Director James Wan knows horror and he knows how to creep you the fuck out. Mostly known for the groundbreaking twist of all twists flick, Saw, he also delivered the goods in 2007’s Dead Silence and in 2010 gave us the love it or hate haunted child experience, Insidious. What he’s done here in my opinion with The Conjuring, is give us not only the best movie of his career so far, but also one of the best haunted house/possession movies EVER. Yep, I said ever. Well, actually I said EVER. And to make things even better, The Conjuring is based off of a true story and real characters, making it more believable, although I’m sure just a smidgen has been embellished for the moviegoing public (wink, wink).
After a great creepy doll opening that establishes the husband/wife paranormal team of Ed and Lorraine Warren (Patrick Wilson & Vera Farmiga), we’re introduced to our main subject in the film, which is the Perron family as they’re moving into their new farmhouse home in 1971. Carolyn and Roger Perron, along with their daughters, seem like the typical happy family who like to do typical happy family things such as play a game where one person is blindfolded and the others clap so they can find each other. Seems a bit dangerous if you ask me, especially when doing it in a house with stairs, but whatever. And speaking of stairs, a secret cellar is soon discovered and of course it has a bunch of old dusty furniture and an untuned piano covered in cobwebs. That’s always a good sign, right? So is having a family dog that won’t step foot in the new house. I think you can see where we’re going here.
Aside from the clocks always stopping on the time of 3:07 in the morning, more strange occurrences are happening. Bruises on Carolyn’s body at night, one of the daughters feeling a couple tugs on her leg while she sleeps, and another one sleepwalking and ramming her head into a vintage armoire. Oh, and an elderly spirit in the house pouncing on the eldest sibling while freaking out everyone else in the process. After all of that, you know who it’s time to call: Ghostbust…..err…..Ed and Lorraine Warren! And once they get a chance to peep the scene at the Perron house, they’re convinced that something has to be done ASAP, so they move in with their crew, set up a bunch of cameras throughout the house, and hope to get rid of the evil spirit. The evil spirit that they now know is an vengeful witch lady who hung herself years ago after sacrificing her newborn child and then cursed anyone who ever moved onto her land again.
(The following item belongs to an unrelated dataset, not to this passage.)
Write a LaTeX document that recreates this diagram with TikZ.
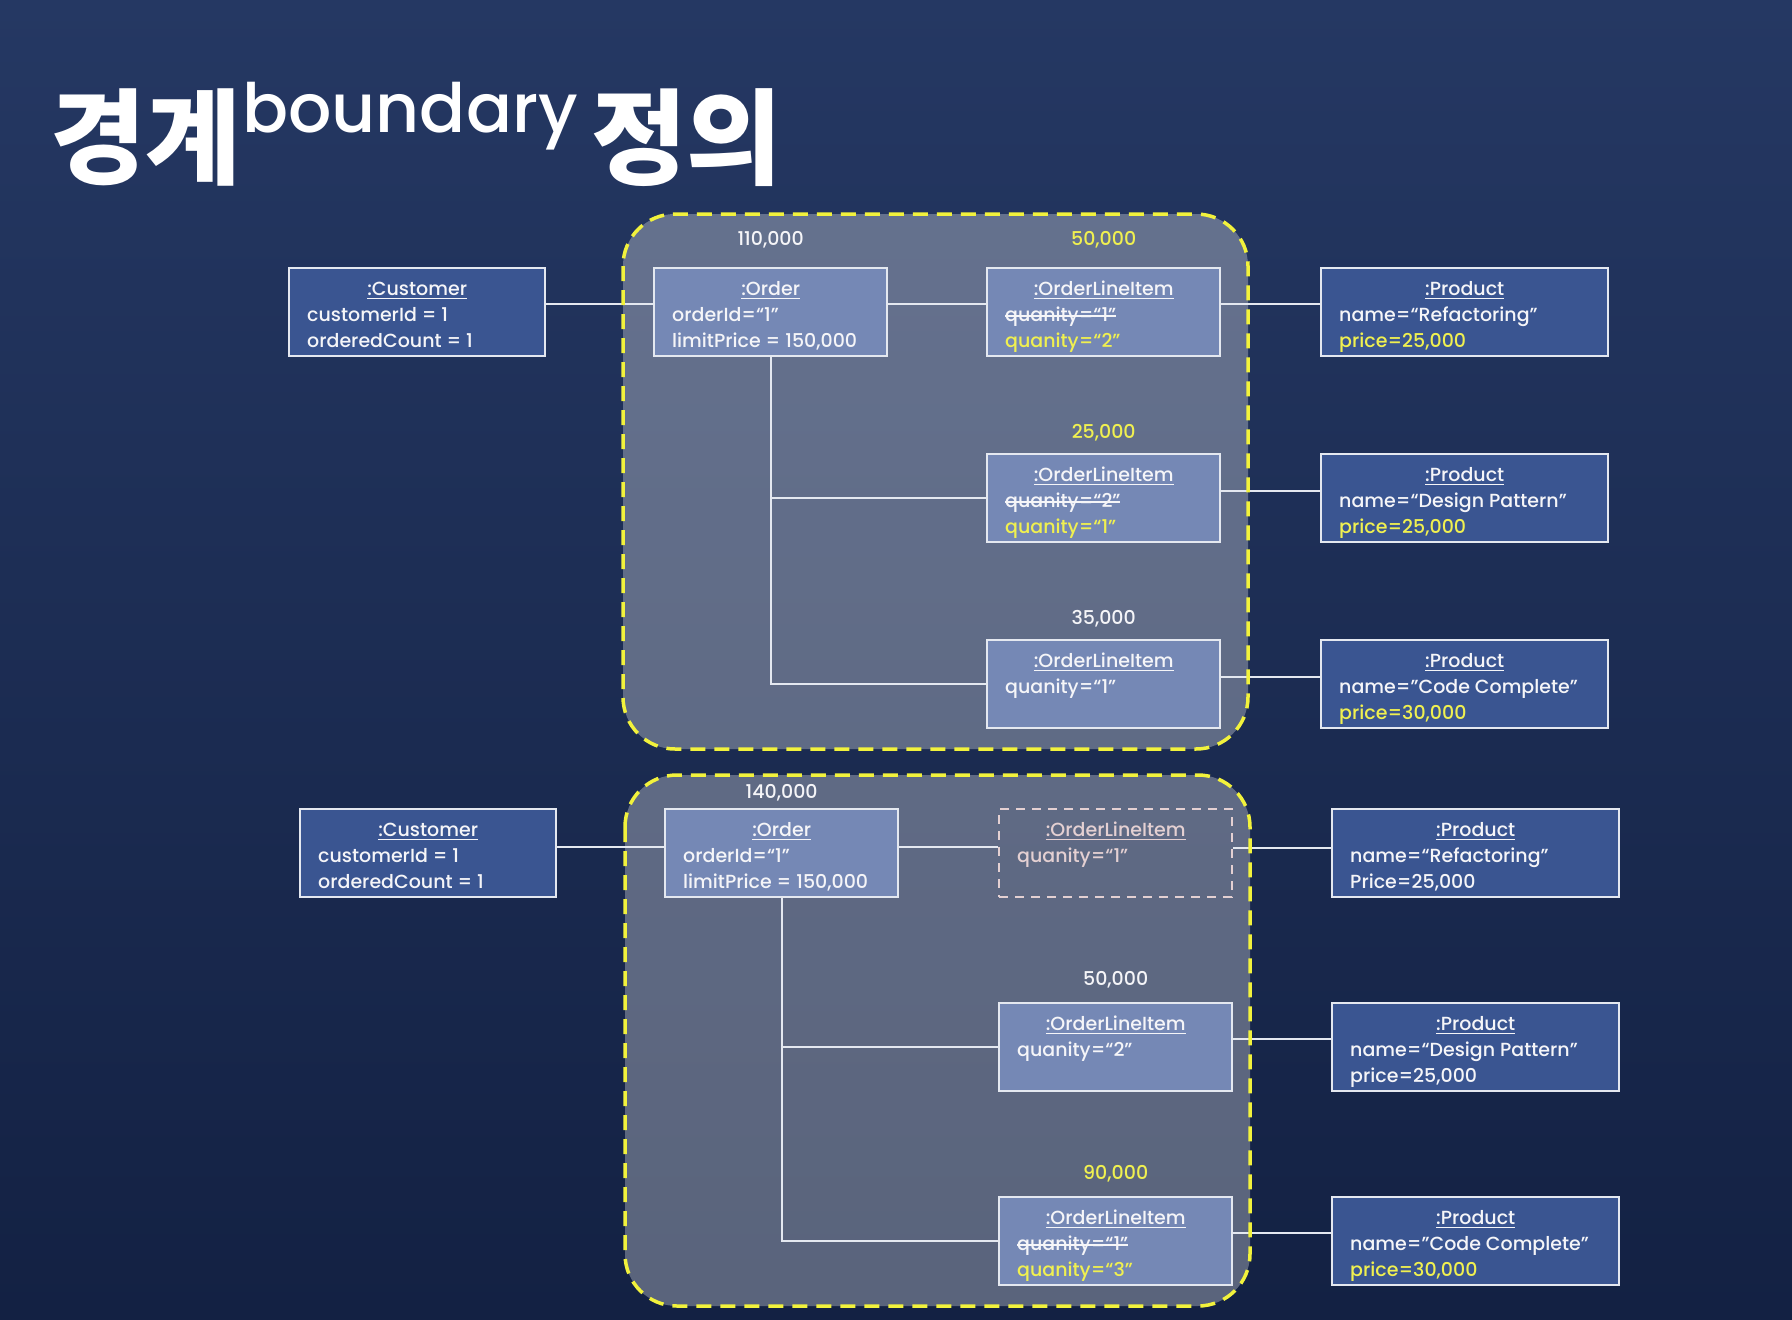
\documentclass[tikz,border=0pt]{standalone}
\usepackage{fontspec}
\setmainfont{Poppins}[UprightFont=* Medium]
\newfontfamily\kr{Noto Sans CJK KR}
\usetikzlibrary{calc}
\definecolor{bgtop}{RGB}{37,56,99}
\definecolor{bgbot}{RGB}{19,33,67}
\definecolor{lbox}{RGB}{117,136,181}
\definecolor{dbox}{RGB}{58,85,145}
\definecolor{bordc}{RGB}{228,232,240}
\definecolor{txt}{RGB}{245,245,248}
\definecolor{ylw}{RGB}{240,240,80}
\definecolor{dashy}{RGB}{242,242,60}
\definecolor{ghosttxt}{RGB}{228,208,210}
\newcommand{\ulbox}[1]{\setbox0\hbox{#1}\rlap{\rule[-3.5pt]{\wd0}{1.4pt}}\box0}
\newcommand{\strk}[1]{\setbox0\hbox{#1}\rlap{\rule[5pt]{\wd0}{1.5pt}}\box0}
\newcommand{\objtext}[4]{%
  \parbox[c][88pt][t]{#1}{\fontsize{19}{26}\selectfont\parindent=0pt
  \rule{0pt}{27.5pt}\hfill\ulbox{#2}\hfill\null\par
  \hspace*{18pt}#3\par
  \hspace*{18pt}#4\par}}
\newcommand{\yl}[1]{\textcolor{ylw}{#1}}
\tikzset{
  objbox/.style={draw=bordc, line width=2.4pt, inner sep=0pt, anchor=north west, text=txt},
  lightobj/.style={objbox, fill=lbox},
  darkobj/.style={objbox, fill=dbox},
  ghostobj/.style={objbox, draw=ghosttxt, dash pattern=on 9pt off 7pt, text=ghosttxt},
  conn/.style={draw=bordc, line width=2.4pt},
  boundfill/.style={fill=white, fill opacity=0.3, rounded corners=52pt},
  boundline/.style={draw=dashy, line width=3.5pt, dash pattern=on 15pt off 9pt, rounded corners=52pt},
  num/.style={font=\fontsize{19}{19}\selectfont, text=txt, inner sep=0pt},
  ynum/.style={num, text=ylw},
  title/.style={anchor=base west, inner sep=0pt, text=white}
}
\begin{document}
\begin{tikzpicture}[x=1pt,y=-1pt]
\shade[top color=bgtop, bottom color=bgbot] (0,0) rectangle (1792,1320);
\useasboundingbox (0,0) rectangle (1792,1320);

% title
\node[title, font=\kr\bfseries\fontsize{104}{104}\selectfont] (t1) at (50,176) {경계};
\node[title, font=\fontsize{68}{68}\selectfont] (t2) at (242,132) {boundary};
\node[title, font=\kr\bfseries\fontsize{104}{104}\selectfont] (t3) at (591,176) {정의};

% boundaries (fill)
\path[boundfill] (623,214) rectangle (1248,749);
\path[boundfill] (625,775) rectangle (1250,1306);

% ---- top group
\node[darkobj] (cust1) at (288,267) {\objtext{256pt}{:Customer}{customerId = 1}{orderedCount = 1}};
\node[lightobj] (ord1) at (653,267) {\objtext{233pt}{:Order}{orderId=“1”}{limitPrice = 150,000}};
\node[lightobj] (oli1a) at (986,267) {\objtext{233pt}{:OrderLineItem}{\strk{quanity=“1”}}{\yl{quanity=“2”}}};
\node[darkobj] (prod1a) at (1320,267) {\objtext{287pt}{:Product}{name=“Refactoring”}{\yl{price=25,000}}};
\node[lightobj] (oli1b) at (986,453) {\objtext{233pt}{:OrderLineItem}{\strk{quanity=“2”}}{\yl{quanity=“1”}}};
\node[darkobj] (prod1b) at (1320,453) {\objtext{287pt}{:Product}{name=“Design Pattern”}{\yl{price=25,000}}};
\node[lightobj] (oli1c) at (986,639) {\objtext{233pt}{:OrderLineItem}{quanity=“1”}{}};
\node[darkobj] (prod1c) at (1320,639) {\objtext{287pt}{:Product}{name=”Code Complete”}{\yl{price=30,000}}};

\node[num] (n1) at ([yshift=27pt]ord1.north) {110,000};
\node[ynum] (n2) at ([yshift=27pt]oli1a.north) {50,000};
\node[ynum] (n3) at ([yshift=20pt]oli1b.north) {25,000};
\node[num] (n4) at ([yshift=20.5pt]oli1c.north) {35,000};

\draw[conn] ([yshift=8pt]cust1.east) -- ([yshift=8pt]ord1.west);
\draw[conn] ([yshift=8pt]ord1.east) -- ([yshift=8pt]oli1a.west);
\draw[conn] ([yshift=8pt]oli1a.east) -- ([yshift=8pt]prod1a.west);
\draw[conn] (ord1.south) |- (oli1b.west);
\draw[conn] (ord1.south) |- (oli1c.west);
\draw[conn] ([yshift=7pt]oli1b.east) -- ([yshift=7pt]prod1b.west);
\draw[conn] ([yshift=7pt]oli1c.east) -- ([yshift=7pt]prod1c.west);

% ---- bottom group
\node[darkobj] (cust2) at (299,808) {\objtext{256pt}{:Customer}{customerId = 1}{orderedCount = 1}};
\node[lightobj] (ord2) at (664,808) {\objtext{233pt}{:Order}{orderId=“1”}{limitPrice = 150,000}};
\node[ghostobj] (oli2a) at (998,808) {\objtext{233pt}{:OrderLineItem}{quanity=“1”}{}};
\node[darkobj] (prod2a) at (1331,808) {\objtext{287pt}{:Product}{name=“Refactoring”}{Price=25,000}};
\node[lightobj] (oli2b) at (998,1002) {\objtext{233pt}{:OrderLineItem}{quanity=“2”}{}};
\node[darkobj] (prod2b) at (1331,1002) {\objtext{287pt}{:Product}{name=“Design Pattern”}{price=25,000}};
\node[lightobj] (oli2c) at (998,1196) {\objtext{233pt}{:OrderLineItem}{\strk{quanity=“1”}}{\yl{quanity=“3”}}};
\node[darkobj] (prod2c) at (1331,1196) {\objtext{287pt}{:Product}{name=”Code Complete”}{\yl{price=30,000}}};

\node[num] (n5) at ([yshift=15pt]ord2.north) {140,000};
\node[num] (n6) at ([yshift=22.5pt]oli2b.north) {50,000};
\node[ynum] (n7) at ([yshift=22.5pt]oli2c.north) {90,000};

\draw[conn] ([yshift=6pt]cust2.east) -- ([yshift=6pt]ord2.west);
\draw[conn] ([yshift=6pt]ord2.east) -- ([yshift=6pt]oli2a.west);
\draw[conn] ([yshift=5pt]oli2a.east) -- ([yshift=5pt]prod2a.west);
\draw[conn] (ord2.south) |- (oli2b.west);
\draw[conn] (ord2.south) |- (oli2c.west);
\draw[conn] ([yshift=8pt]oli2b.east) -- ([yshift=8pt]prod2b.west);
\draw[conn] ([yshift=8pt]oli2c.east) -- ([yshift=8pt]prod2c.west);

% boundaries (outline)
\path[boundline] (623,214) rectangle (1248,749);
\path[boundline] (625,775) rectangle (1250,1306);
\end{tikzpicture}
\end{document}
The main strength, as I mentioned before, of The Conjuring is the fact that it’s a smart horror movie. Sure, there are a few “What the hell are you doing?!” moments, but the fact that everybody in the movie brings their acting ‘A’ game makes even the dumbest decisions more believable. Vera Farmiga and Patrick Wilson are great as the married paranormal duo and to be honest, without them, The Conjuring would just be another standard haunted house/possession movie. Thankfully it’s not, and thankfully director James Wan takes it back to the haunted horror roots, starting with the opening title sequence which had me reminiscing about classic 70’s and 80’s movies from the same genre (Ti West’s, The House Of The Devil also did this for me).
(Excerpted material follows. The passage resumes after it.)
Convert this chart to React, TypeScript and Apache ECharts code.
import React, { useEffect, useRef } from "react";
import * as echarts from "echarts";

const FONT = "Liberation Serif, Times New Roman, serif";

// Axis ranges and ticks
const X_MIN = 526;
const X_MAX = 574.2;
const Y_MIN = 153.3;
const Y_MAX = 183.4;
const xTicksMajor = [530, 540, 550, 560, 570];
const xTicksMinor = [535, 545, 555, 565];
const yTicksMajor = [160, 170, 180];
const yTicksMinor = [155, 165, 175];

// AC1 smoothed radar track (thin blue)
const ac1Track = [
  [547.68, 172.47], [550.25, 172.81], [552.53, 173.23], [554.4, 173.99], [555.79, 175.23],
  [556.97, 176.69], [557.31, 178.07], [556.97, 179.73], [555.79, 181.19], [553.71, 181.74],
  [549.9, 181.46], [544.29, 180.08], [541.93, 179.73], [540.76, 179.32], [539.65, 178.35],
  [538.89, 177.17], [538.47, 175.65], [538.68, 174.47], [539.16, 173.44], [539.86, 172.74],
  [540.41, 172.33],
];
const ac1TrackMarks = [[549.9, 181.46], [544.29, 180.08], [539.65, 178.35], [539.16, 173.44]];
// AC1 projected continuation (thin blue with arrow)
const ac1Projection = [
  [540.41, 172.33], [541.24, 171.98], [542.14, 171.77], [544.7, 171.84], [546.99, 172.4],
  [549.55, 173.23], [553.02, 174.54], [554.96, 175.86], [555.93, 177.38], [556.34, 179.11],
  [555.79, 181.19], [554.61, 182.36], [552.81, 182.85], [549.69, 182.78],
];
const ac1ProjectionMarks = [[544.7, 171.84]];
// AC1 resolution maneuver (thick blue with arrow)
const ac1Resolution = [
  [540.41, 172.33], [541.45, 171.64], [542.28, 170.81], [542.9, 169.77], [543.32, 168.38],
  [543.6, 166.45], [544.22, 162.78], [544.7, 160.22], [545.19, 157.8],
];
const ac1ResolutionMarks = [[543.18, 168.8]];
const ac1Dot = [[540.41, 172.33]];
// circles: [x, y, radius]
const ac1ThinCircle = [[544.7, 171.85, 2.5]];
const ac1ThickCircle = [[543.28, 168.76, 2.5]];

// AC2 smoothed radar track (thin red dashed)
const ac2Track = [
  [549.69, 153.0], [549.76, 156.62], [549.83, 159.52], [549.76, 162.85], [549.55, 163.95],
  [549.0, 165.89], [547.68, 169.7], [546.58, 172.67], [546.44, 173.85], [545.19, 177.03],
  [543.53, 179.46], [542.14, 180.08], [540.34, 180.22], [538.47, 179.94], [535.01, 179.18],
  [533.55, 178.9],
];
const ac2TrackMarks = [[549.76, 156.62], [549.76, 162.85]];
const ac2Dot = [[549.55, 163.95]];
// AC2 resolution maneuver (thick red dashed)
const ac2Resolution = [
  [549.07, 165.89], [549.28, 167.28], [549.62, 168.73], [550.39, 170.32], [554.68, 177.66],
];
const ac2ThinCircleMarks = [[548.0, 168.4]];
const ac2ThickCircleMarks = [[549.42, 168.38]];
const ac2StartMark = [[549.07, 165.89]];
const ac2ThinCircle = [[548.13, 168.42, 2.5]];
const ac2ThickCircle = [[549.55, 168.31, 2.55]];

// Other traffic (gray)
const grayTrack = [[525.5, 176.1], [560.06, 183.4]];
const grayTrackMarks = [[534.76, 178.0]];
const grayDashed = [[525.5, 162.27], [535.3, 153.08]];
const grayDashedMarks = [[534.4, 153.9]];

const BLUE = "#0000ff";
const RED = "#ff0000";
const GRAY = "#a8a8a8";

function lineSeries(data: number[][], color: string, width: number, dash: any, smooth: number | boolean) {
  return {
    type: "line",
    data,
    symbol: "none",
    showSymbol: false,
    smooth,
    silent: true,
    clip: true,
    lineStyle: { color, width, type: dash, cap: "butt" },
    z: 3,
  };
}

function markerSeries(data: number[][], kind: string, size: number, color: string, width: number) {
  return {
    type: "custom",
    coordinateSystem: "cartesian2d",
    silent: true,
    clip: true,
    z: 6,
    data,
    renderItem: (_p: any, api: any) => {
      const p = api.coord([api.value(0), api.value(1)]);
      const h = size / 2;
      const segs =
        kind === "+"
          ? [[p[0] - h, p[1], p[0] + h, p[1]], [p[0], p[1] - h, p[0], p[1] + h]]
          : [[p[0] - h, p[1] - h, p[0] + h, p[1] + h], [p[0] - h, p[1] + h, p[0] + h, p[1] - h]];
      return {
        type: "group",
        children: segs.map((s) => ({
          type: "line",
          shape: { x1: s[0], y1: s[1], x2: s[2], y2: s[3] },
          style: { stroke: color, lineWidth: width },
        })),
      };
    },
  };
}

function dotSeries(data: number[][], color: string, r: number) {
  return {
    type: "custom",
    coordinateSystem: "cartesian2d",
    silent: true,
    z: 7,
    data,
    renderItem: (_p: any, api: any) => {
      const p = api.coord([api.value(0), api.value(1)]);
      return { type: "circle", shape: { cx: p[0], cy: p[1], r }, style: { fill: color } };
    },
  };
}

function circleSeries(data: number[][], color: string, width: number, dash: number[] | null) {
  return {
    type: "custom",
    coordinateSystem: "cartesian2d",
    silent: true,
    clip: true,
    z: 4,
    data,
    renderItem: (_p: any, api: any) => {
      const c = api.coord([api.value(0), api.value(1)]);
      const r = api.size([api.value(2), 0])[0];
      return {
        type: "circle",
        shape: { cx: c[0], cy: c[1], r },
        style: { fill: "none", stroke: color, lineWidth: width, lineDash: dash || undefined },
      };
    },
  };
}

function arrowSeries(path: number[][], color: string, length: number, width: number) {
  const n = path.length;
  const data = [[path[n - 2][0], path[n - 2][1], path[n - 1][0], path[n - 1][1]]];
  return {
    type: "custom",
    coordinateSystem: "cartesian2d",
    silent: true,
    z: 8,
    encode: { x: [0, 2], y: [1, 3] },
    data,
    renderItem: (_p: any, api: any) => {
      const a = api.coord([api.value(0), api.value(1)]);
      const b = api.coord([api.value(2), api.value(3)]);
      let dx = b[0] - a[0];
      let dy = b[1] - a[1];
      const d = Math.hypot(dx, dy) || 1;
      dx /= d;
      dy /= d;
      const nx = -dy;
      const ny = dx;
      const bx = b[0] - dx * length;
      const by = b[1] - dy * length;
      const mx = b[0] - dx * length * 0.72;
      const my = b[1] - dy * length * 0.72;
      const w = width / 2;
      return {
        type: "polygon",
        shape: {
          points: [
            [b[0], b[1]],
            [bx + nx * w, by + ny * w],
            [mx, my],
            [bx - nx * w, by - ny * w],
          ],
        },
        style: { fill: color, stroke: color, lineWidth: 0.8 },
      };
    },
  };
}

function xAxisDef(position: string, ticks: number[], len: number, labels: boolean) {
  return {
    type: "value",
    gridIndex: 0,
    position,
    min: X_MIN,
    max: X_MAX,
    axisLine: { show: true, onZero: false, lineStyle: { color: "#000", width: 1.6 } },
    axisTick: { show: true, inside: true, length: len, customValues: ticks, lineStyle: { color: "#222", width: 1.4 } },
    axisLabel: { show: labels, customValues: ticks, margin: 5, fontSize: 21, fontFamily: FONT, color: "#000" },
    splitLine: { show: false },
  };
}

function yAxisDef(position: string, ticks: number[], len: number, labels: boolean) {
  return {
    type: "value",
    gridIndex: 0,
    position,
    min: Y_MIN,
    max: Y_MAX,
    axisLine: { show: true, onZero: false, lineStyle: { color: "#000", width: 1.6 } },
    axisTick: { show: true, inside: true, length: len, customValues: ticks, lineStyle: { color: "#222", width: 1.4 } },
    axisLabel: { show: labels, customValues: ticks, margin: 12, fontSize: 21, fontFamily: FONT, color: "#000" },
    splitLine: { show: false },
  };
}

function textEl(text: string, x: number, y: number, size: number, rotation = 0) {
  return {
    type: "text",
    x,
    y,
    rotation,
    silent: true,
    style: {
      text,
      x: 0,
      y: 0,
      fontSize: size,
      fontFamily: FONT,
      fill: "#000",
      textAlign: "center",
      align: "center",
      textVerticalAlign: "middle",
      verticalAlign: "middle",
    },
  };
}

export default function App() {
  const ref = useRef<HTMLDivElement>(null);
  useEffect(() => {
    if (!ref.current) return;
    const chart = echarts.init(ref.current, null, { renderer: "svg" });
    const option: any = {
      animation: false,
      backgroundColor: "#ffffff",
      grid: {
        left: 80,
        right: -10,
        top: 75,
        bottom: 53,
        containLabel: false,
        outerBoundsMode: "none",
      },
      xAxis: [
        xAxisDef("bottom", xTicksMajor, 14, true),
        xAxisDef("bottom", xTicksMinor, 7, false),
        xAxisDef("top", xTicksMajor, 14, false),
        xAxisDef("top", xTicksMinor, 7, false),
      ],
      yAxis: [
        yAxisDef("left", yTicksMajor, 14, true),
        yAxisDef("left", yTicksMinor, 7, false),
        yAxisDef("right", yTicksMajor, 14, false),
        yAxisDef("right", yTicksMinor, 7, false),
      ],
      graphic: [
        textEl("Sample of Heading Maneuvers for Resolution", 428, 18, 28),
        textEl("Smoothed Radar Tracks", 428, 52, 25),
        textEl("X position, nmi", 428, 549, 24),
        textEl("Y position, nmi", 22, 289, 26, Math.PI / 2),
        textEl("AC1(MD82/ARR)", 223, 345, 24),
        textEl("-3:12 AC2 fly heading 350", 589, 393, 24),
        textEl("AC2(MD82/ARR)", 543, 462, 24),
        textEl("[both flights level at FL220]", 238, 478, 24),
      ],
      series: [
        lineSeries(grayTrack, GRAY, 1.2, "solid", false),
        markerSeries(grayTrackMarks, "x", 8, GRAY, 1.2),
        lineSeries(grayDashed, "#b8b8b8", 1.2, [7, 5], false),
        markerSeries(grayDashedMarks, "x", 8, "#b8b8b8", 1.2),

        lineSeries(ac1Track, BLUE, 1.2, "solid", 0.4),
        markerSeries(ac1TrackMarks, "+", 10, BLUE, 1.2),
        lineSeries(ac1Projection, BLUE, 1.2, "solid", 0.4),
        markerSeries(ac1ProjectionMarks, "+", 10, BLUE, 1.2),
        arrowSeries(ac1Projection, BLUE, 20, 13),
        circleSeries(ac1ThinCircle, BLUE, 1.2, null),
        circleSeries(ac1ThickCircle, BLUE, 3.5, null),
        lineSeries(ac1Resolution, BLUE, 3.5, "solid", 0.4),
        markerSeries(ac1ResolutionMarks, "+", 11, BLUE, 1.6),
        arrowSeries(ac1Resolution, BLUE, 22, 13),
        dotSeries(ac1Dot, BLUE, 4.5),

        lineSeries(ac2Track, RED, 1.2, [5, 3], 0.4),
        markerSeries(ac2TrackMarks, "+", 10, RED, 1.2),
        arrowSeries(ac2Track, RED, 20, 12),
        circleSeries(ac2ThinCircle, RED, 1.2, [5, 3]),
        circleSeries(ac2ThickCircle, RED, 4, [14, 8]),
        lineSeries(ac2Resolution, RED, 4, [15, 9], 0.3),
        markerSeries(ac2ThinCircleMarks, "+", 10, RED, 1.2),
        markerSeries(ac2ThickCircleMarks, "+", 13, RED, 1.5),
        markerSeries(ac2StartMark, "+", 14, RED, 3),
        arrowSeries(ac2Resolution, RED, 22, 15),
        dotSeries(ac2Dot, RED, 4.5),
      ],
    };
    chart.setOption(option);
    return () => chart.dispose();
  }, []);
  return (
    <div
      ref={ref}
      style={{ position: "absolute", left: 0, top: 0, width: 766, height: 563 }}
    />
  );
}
The concern that comes up every time a movie in this vein is released, is whether or not it is scary. And trust me on this, The Conjuring is scary as hell. It takes a lot to rattle me, but creepy dolls usually do the trick. Add to that a well used bed sheet during one of the best exorcism scenes I’ve seen since the all time champion in 1973, and there were more than enough chills running up and down my spine. We get the usual banging doors and a few well placed jump scares, but it just didn’t feel as cheap to me as in some of the countless attempts in recent cinema memory. If you come to a movie like this, you want to be scared, and The Conjuring was firing on all cylinders here.
Only a few minor gripes for me, and it mainly revolved around the fact that I wanted more of Ed and Lorraine and a little less of the Perron family. The reality that the Warrens were an actual paranormal team intrigued me, and I would have dug more of their backstory and a little less of the door slamming, but that’s just a minor complaint that I had. There was also a moment towards the finale, where I slightly groaned because I felt that it should have ended just a little sooner and in a better spot. But in the end, I honestly felt I had seen a horror movie for the ages and it’s no surprise, especially after it’s near $42 million box office intake, that a sequel has already been greenlit. It’s rare that you can get a true old school horror movie like this in theaters nowadays, so go out and appreciate that. Clap, Clap, Clap.